The Real Requirements Lifecycle
By A. Perico
2 min read
What actually happens in projects is very different from the clean lifecycle models we expect.
The Real Requirements Lifecycle
The clean lifecycle story says requirements are defined, implementation realizes them, and testing proves them. That model is useful as an engineering ideal, but it is rarely how projects behave in practice. Real requirements lifecycles are recursive, compensatory, and messy. Each downstream phase often absorbs weaknesses from the one before it.
Requirements begin incomplete, development interprets, verification stabilizes around the interpretation, and validation later exposes the difference between the original need and what the project actually produced. That is the real lifecycle many teams live inside.
Each phase compensates for missing definition
When requirements are weak, development compensates by making assumptions. When implementation has already made those assumptions, verification compensates by testing what exists. When that still fails to match real expectations, validation compensates by reconstructing intended behavior from users, field knowledge, or late stakeholder review.
The lifecycle still moves, but it moves by handing uncertainty downstream instead of resolving it upstream.
That is why issues appear late
Projects often claim they discovered problems in integration or validation. In many cases the real problem was created much earlier and only became visible later. The later phase is not the source of the failure. It is the point where compensation stops being cheap enough to hide.
NASA notes that changes later in the life cycle are more likely to have significant impact on cost and schedule.
NASA Systems Engineering Handbook, Managing Expectations and Requirement Changes
That is exactly what the real lifecycle exposes. The longer ambiguity survives, the more expensive the correction becomes.
What improves the real lifecycle
Better execution of the lifecycle does not come from pretending the model is linear.
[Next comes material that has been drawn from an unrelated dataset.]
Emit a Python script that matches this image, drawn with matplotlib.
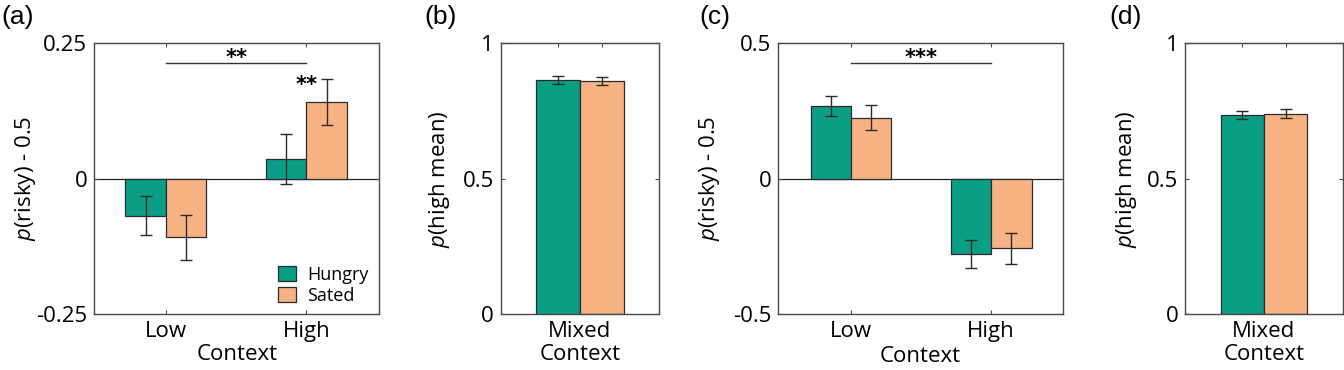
import matplotlib
matplotlib.use("Agg")
import matplotlib.pyplot as plt
import numpy as np

plt.rcParams['font.family'] = ['Open Sans', 'DejaVu Sans']
plt.rcParams['mathtext.fontset'] = 'custom'
plt.rcParams['mathtext.it'] = 'Open Sans:italic'
plt.rcParams['mathtext.rm'] = 'Open Sans'
plt.rcParams['xtick.labelsize'] = 16
plt.rcParams['ytick.labelsize'] = 16

# ---- data ----
contexts = ["Low", "High"]
groups = ["Hungry", "Sated"]

a_hungry = [-0.068, 0.037]
a_hungry_err = [0.036, 0.046]
a_sated = [-0.108, 0.142]
a_sated_err = [0.041, 0.042]

b_labels = ["Mixed\nContext"]
b_hungry = [0.863]
b_hungry_err = [0.015]
b_sated = [0.862]
b_sated_err = [0.015]

c_hungry = [0.267, -0.277]
c_hungry_err = [0.037, 0.053]
c_sated = [0.225, -0.256]
c_sated_err = [0.046, 0.057]

d_hungry = [0.735]
d_hungry_err = [0.014]
d_sated = [0.740]
d_sated_err = [0.017]

GREEN = '#0b9e87'
ORANGE = '#f8b384'
EDGE = '#2a2a2a'
SPINE = '#4a4a4a'
FS = 16

W, H = 1344, 370
fig = plt.figure(figsize=(W / 100, H / 100), dpi=100)


def px_axes(x0, x1, y0=43.3, y1=314.3):
    return fig.add_axes([x0 / W, (H - y1) / H, (x1 - x0) / W, (y1 - y0) / H])


def style(ax, top=True):
    for s in ax.spines.values():
        s.set_color(SPINE)
        s.set_linewidth(1.0)
    ax.tick_params(direction='in', length=3, width=0.8, color=SPINE,
                   top=top, right=True, labelsize=FS, pad=5)


BW = 0.288


def bars(ax, x, hv, he, sv, se):
    x = np.asarray(x, dtype=float)
    ax.bar(x - BW / 2, hv, BW, color=GREEN, edgecolor=EDGE, linewidth=0.9,
           label=groups[0], zorder=2)
    ax.bar(x + BW / 2, sv, BW, color=ORANGE, edgecolor=EDGE, linewidth=0.9,
           label=groups[1], zorder=2)
    ax.errorbar(x - BW / 2, hv, yerr=he, fmt='none', ecolor=EDGE,
                elinewidth=1.0, capsize=4.5, capthick=1.0, zorder=3)
    ax.errorbar(x + BW / 2, sv, yerr=se, fmt='none', ecolor=EDGE,
                elinewidth=1.0, capsize=4.5, capthick=1.0, zorder=3)


def top_bar_ticks(ax, x):
    sec = ax.secondary_xaxis('top')
    sec.set_xticks([x - BW / 2, x + BW / 2])
    sec.tick_params(direction='in', length=3, width=0.8, color=SPINE,
                    labeltop=False)
    sec.spines['top'].set_color(SPINE)


# ---- (a) ----
axa = px_axes(94.3, 379.3)
xa = np.arange(1, len(contexts) + 1)
bars(axa, xa, a_hungry, a_hungry_err, a_sated, a_sated_err)
axa.axhline(0, color='#222222', lw=0.9, zorder=1)
axa.set_xlim(0.49, 2.52)
axa.set_ylim(-0.25, 0.25)
axa.set_yticks([-0.25, 0, 0.25])
axa.set_yticklabels(['-0.25', '0', '0.25'])
axa.set_xticks(xa)
axa.set_xticklabels(contexts)
style(axa)
axa.set_xlabel('Context', fontsize=FS, labelpad=1)
axa.set_ylabel('$p$(risky) - 0.5', fontsize=FS)
axa.yaxis.set_label_coords(-0.1975, 0.5)
axa.plot([xa[0], xa[1]], [0.214, 0.214], color='#333333', lw=1.0)
axa.text((xa[0] + xa[1]) / 2, 0.204, '**', ha='center', va='bottom',
         fontsize=15, fontweight='bold', family='DejaVu Sans')
axa.text(xa[1], 0.155, '**', ha='center', va='bottom',
         fontsize=15, fontweight='bold', family='DejaVu Sans')
leg = axa.legend(loc='lower right', bbox_to_anchor=(1.0, -0.005), frameon=False,
                 fontsize=13, handlelength=1.0, handleheight=0.9,
                 handletextpad=0.6, labelspacing=0.15, borderaxespad=0.2)
fig.text(1 / W, 1 - 17 / H, '(a)', fontsize=19, family='Liberation Sans',
         ha='left', va='center')

# ---- (b) ----
axb = px_axes(501, 659)
bars(axb, [1], b_hungry, b_hungry_err, b_sated, b_sated_err)
axb.set_xlim(0.478, 1.522)
axb.set_ylim(0, 1)
axb.set_yticks([0, 0.5, 1])
axb.set_yticklabels(['0', '0.5', '1'])
axb.set_xticks([1])
axb.set_xticklabels(b_labels, linespacing=1.1)
style(axb, top=False)
top_bar_ticks(axb, 1)
axb.set_ylabel('$p$(high mean)', fontsize=FS)
axb.yaxis.set_label_coords(-0.31, 0.5)
fig.text(424 / W, 1 - 17 / H, '(b)', fontsize=19, family='Liberation Sans',
         ha='left', va='center')

# ---- (c) ----
axc = px_axes(778.3, 1062.7)
xc = np.arange(1, len(contexts) + 1)
bars(axc, xc, c_hungry, c_hungry_err, c_sated, c_sated_err)
axc.axhline(0, color='#222222', lw=0.9, zorder=1)
axc.set_xlim(0.48, 2.51)
axc.set_ylim(-0.5, 0.5)
axc.set_yticks([-0.5, 0, 0.5])
axc.set_yticklabels(['-0.5', '0', '0.5'])
axc.set_xticks(xc)
axc.set_xticklabels(contexts)
style(axc)
axc.set_xlabel('Context', fontsize=FS, labelpad=3)
axc.set_ylabel('$p$(risky) - 0.5', fontsize=FS)
axc.yaxis.set_label_coords(-0.198, 0.5)
axc.plot([xc[0], xc[1]], [0.427, 0.427], color='#333333', lw=1.0)
axc.text((xc[0] + xc[1]) / 2, 0.408, '***', ha='center', va='bottom',
         fontsize=15, fontweight='bold', family='DejaVu Sans')
fig.text(699 / W, 1 - 17 / H, '(c)', fontsize=19, family='Liberation Sans',
         ha='left', va='center')

# ---- (d) ----
axd = px_axes(1185.3, 1342.5)
bars(axd, [1], d_hungry, d_hungry_err, d_sated, d_sated_err)
axd.set_xlim(0.478, 1.522)
axd.set_ylim(0, 1)
axd.set_yticks([0, 0.5, 1])
axd.set_yticklabels(['0', '0.5', '1'])
axd.set_xticks([1])
axd.set_xticklabels(b_labels, linespacing=1.1)
style(axd, top=False)
top_bar_ticks(axd, 1)
axd.set_ylabel('$p$(high mean)', fontsize=FS)
axd.yaxis.set_label_coords(-0.2945, 0.5)
fig.text(1109 / W, 1 - 17 / H, '(d)', fontsize=19, family='Liberation Sans',
         ha='left', va='center')

fig.savefig('out.png', dpi=100)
It comes from strengthening the early definition work, keeping traceability live, and forcing alignment between requirements, design, and proof as the system evolves.
In other words, the lifecycle works better when fewer phases are forced to compensate for the previous one.
Final thought
The requirements lifecycle is not just define, build, test. In real projects it is define imperfectly, interpret, compensate, discover drift, and pay for correction.
The goal is not to admire the ideal lifecycle. It is to reduce how much of the real lifecycle is driven by compensation instead of control.